=== Recorded information ===

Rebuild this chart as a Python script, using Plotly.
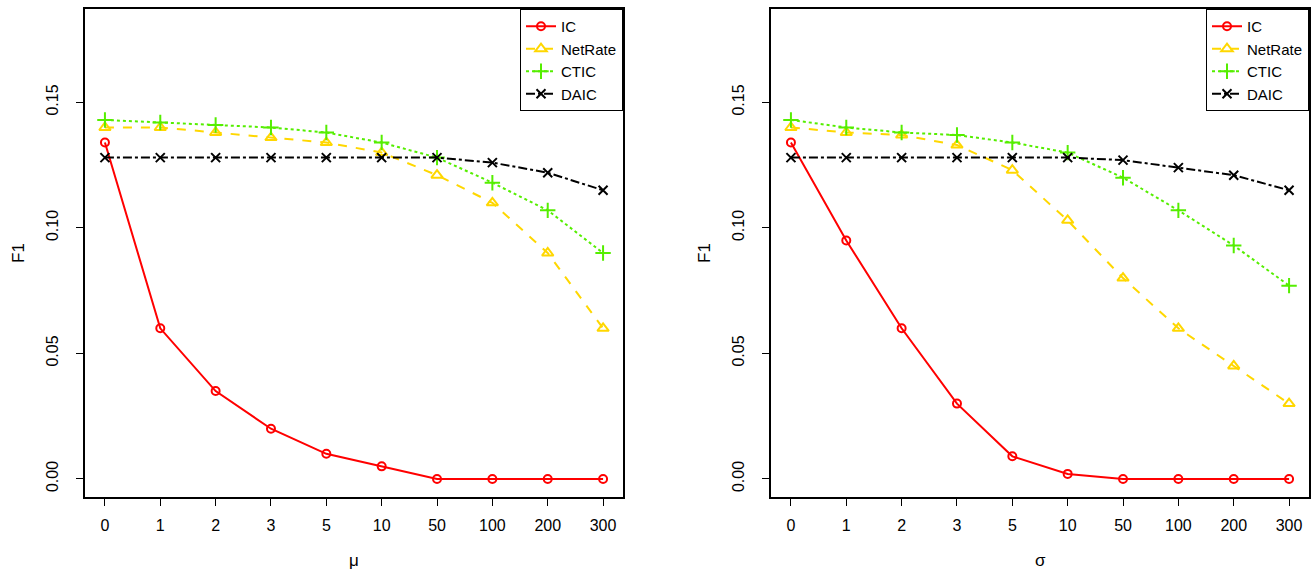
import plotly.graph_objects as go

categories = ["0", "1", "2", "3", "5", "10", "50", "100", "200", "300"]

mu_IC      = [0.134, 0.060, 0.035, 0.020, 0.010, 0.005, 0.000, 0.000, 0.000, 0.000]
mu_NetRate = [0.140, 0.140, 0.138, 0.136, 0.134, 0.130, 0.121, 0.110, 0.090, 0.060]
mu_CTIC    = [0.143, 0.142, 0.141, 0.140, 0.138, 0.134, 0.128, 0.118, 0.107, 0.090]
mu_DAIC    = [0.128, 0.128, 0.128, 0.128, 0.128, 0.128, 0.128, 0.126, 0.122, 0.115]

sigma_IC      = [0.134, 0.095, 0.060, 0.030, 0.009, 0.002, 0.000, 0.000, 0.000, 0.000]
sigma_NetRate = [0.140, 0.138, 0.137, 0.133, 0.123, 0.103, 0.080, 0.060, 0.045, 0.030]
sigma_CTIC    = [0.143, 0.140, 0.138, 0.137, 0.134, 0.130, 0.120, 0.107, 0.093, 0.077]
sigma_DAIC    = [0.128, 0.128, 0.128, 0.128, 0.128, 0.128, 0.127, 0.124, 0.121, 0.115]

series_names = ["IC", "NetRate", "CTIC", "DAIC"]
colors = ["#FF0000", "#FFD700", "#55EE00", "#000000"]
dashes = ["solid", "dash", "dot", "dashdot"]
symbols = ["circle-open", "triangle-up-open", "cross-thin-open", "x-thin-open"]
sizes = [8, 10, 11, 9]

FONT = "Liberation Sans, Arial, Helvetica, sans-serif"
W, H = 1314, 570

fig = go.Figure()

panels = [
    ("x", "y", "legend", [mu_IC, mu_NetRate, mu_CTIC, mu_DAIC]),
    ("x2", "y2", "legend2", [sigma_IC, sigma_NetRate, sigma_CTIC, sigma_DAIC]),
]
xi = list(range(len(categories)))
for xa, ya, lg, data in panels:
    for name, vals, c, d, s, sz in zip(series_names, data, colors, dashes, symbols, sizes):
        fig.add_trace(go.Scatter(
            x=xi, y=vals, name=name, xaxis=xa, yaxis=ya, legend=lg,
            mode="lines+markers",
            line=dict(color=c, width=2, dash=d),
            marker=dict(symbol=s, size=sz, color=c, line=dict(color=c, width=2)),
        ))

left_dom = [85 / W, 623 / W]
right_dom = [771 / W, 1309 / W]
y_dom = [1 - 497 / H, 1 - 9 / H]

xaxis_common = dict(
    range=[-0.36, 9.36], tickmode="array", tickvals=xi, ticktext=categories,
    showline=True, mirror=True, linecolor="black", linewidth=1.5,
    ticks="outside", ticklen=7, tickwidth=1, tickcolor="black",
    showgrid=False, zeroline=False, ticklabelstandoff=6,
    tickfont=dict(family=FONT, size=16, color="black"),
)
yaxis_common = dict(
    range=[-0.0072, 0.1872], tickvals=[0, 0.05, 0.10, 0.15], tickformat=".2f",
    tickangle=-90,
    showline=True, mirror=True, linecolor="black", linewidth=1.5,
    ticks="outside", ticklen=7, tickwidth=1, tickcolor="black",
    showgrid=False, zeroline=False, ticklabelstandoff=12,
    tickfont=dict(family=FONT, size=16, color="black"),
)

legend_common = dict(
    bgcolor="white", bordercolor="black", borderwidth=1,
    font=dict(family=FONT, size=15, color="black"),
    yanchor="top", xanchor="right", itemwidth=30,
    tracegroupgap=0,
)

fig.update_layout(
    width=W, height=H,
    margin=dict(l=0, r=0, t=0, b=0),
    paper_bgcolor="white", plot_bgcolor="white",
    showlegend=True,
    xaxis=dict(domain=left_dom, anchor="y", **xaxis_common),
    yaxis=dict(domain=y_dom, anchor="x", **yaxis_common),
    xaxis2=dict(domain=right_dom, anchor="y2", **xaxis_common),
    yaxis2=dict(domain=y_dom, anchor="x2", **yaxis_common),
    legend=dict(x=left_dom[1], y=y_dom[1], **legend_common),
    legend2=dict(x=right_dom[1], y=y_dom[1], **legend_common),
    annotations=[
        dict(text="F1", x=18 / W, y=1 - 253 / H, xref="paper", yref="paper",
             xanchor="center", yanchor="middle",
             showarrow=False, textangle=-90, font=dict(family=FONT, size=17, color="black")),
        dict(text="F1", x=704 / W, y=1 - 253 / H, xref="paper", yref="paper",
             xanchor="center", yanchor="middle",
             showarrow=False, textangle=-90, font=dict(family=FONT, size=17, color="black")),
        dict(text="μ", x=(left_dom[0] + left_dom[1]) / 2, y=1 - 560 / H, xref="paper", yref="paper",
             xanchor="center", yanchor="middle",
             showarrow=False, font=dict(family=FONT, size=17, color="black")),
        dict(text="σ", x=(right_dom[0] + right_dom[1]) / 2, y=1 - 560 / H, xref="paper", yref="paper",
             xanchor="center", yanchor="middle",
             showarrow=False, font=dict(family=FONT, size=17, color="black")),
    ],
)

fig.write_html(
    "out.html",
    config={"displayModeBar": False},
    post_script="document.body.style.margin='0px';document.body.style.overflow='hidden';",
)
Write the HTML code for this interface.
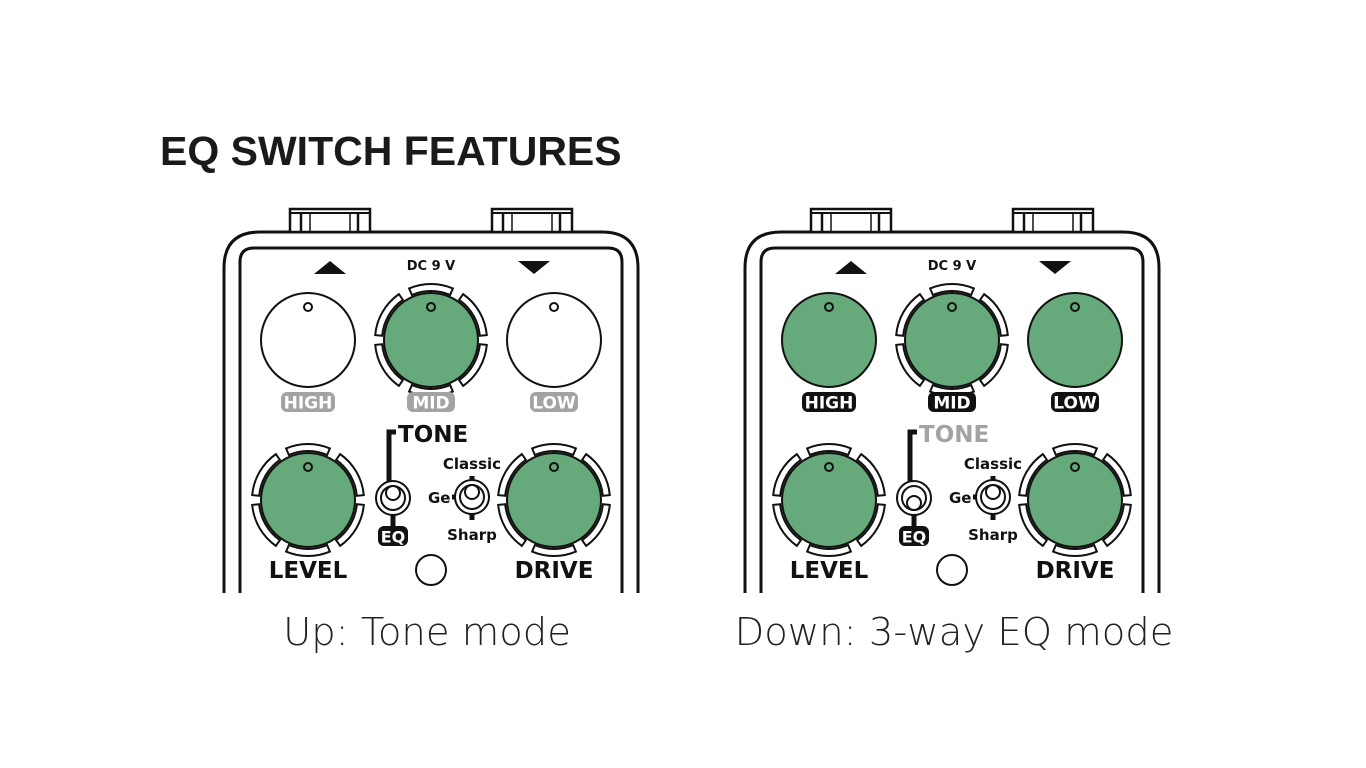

===

From the listing above, print every entry precisely and drop the pictures.

Rebuild this chart as a Python script, using Plotly.
import plotly.graph_objects as go

categories = ["0", "1", "2", "3", "5", "10", "50", "100", "200", "300"]

mu_IC      = [0.134, 0.060, 0.035, 0.020, 0.010, 0.005, 0.000, 0.000, 0.000, 0.000]
mu_NetRate = [0.140, 0.140, 0.138, 0.136, 0.134, 0.130, 0.121, 0.110, 0.090, 0.060]
mu_CTIC    = [0.143, 0.142, 0.141, 0.140, 0.138, 0.134, 0.128, 0.118, 0.107, 0.090]
mu_DAIC    = [0.128, 0.128, 0.128, 0.128, 0.128, 0.128, 0.128, 0.126, 0.122, 0.115]

sigma_IC      = [0.134, 0.095, 0.060, 0.030, 0.009, 0.002, 0.000, 0.000, 0.000, 0.000]
sigma_NetRate = [0.140, 0.138, 0.137, 0.133, 0.123, 0.103, 0.080, 0.060, 0.045, 0.030]
sigma_CTIC    = [0.143, 0.140, 0.138, 0.137, 0.134, 0.130, 0.120, 0.107, 0.093, 0.077]
sigma_DAIC    = [0.128, 0.128, 0.128, 0.128, 0.128, 0.128, 0.127, 0.124, 0.121, 0.115]

series_names = ["IC", "NetRate", "CTIC", "DAIC"]
colors = ["#FF0000", "#FFD700", "#55EE00", "#000000"]
dashes = ["solid", "dash", "dot", "dashdot"]
symbols = ["circle-open", "triangle-up-open", "cross-thin-open", "x-thin-open"]
sizes = [8, 10, 11, 9]

FONT = "Liberation Sans, Arial, Helvetica, sans-serif"
W, H = 1314, 570

fig = go.Figure()

panels = [
    ("x", "y", "legend", [mu_IC, mu_NetRate, mu_CTIC, mu_DAIC]),
    ("x2", "y2", "legend2", [sigma_IC, sigma_NetRate, sigma_CTIC, sigma_DAIC]),
]
xi = list(range(len(categories)))
for xa, ya, lg, data in panels:
    for name, vals, c, d, s, sz in zip(series_names, data, colors, dashes, symbols, sizes):
        fig.add_trace(go.Scatter(
            x=xi, y=vals, name=name, xaxis=xa, yaxis=ya, legend=lg,
            mode="lines+markers",
            line=dict(color=c, width=2, dash=d),
            marker=dict(symbol=s, size=sz, color=c, line=dict(color=c, width=2)),
        ))

left_dom = [85 / W, 623 / W]
right_dom = [771 / W, 1309 / W]
y_dom = [1 - 497 / H, 1 - 9 / H]

xaxis_common = dict(
    range=[-0.36, 9.36], tickmode="array", tickvals=xi, ticktext=categories,
    showline=True, mirror=True, linecolor="black", linewidth=1.5,
    ticks="outside", ticklen=7, tickwidth=1, tickcolor="black",
    showgrid=False, zeroline=False, ticklabelstandoff=6,
    tickfont=dict(family=FONT, size=16, color="black"),
)
yaxis_common = dict(
    range=[-0.0072, 0.1872], tickvals=[0, 0.05, 0.10, 0.15], tickformat=".2f",
    tickangle=-90,
    showline=True, mirror=True, linecolor="black", linewidth=1.5,
    ticks="outside", ticklen=7, tickwidth=1, tickcolor="black",
    showgrid=False, zeroline=False, ticklabelstandoff=12,
    tickfont=dict(family=FONT, size=16, color="black"),
)

legend_common = dict(
    bgcolor="white", bordercolor="black", borderwidth=1,
    font=dict(family=FONT, size=15, color="black"),
    yanchor="top", xanchor="right", itemwidth=30,
    tracegroupgap=0,
)

fig.update_layout(
    width=W, height=H,
    margin=dict(l=0, r=0, t=0, b=0),
    paper_bgcolor="white", plot_bgcolor="white",
    showlegend=True,
    xaxis=dict(domain=left_dom, anchor="y", **xaxis_common),
    yaxis=dict(domain=y_dom, anchor="x", **yaxis_common),
    xaxis2=dict(domain=right_dom, anchor="y2", **xaxis_common),
    yaxis2=dict(domain=y_dom, anchor="x2", **yaxis_common),
    legend=dict(x=left_dom[1], y=y_dom[1], **legend_common),
    legend2=dict(x=right_dom[1], y=y_dom[1], **legend_common),
    annotations=[
        dict(text="F1", x=18 / W, y=1 - 253 / H, xref="paper", yref="paper",
             xanchor="center", yanchor="middle",
             showarrow=False, textangle=-90, font=dict(family=FONT, size=17, color="black")),
        dict(text="F1", x=704 / W, y=1 - 253 / H, xref="paper", yref="paper",
             xanchor="center", yanchor="middle",
             showarrow=False, textangle=-90, font=dict(family=FONT, size=17, color="black")),
        dict(text="μ", x=(left_dom[0] + left_dom[1]) / 2, y=1 - 560 / H, xref="paper", yref="paper",
             xanchor="center", yanchor="middle",
             showarrow=False, font=dict(family=FONT, size=17, color="black")),
        dict(text="σ", x=(right_dom[0] + right_dom[1]) / 2, y=1 - 560 / H, xref="paper", yref="paper",
             xanchor="center", yanchor="middle",
             showarrow=False, font=dict(family=FONT, size=17, color="black")),
    ],
)

fig.write_html(
    "out.html",
    config={"displayModeBar": False},
    post_script="document.body.style.margin='0px';document.body.style.overflow='hidden';",
)
Write the HTML code for this interface.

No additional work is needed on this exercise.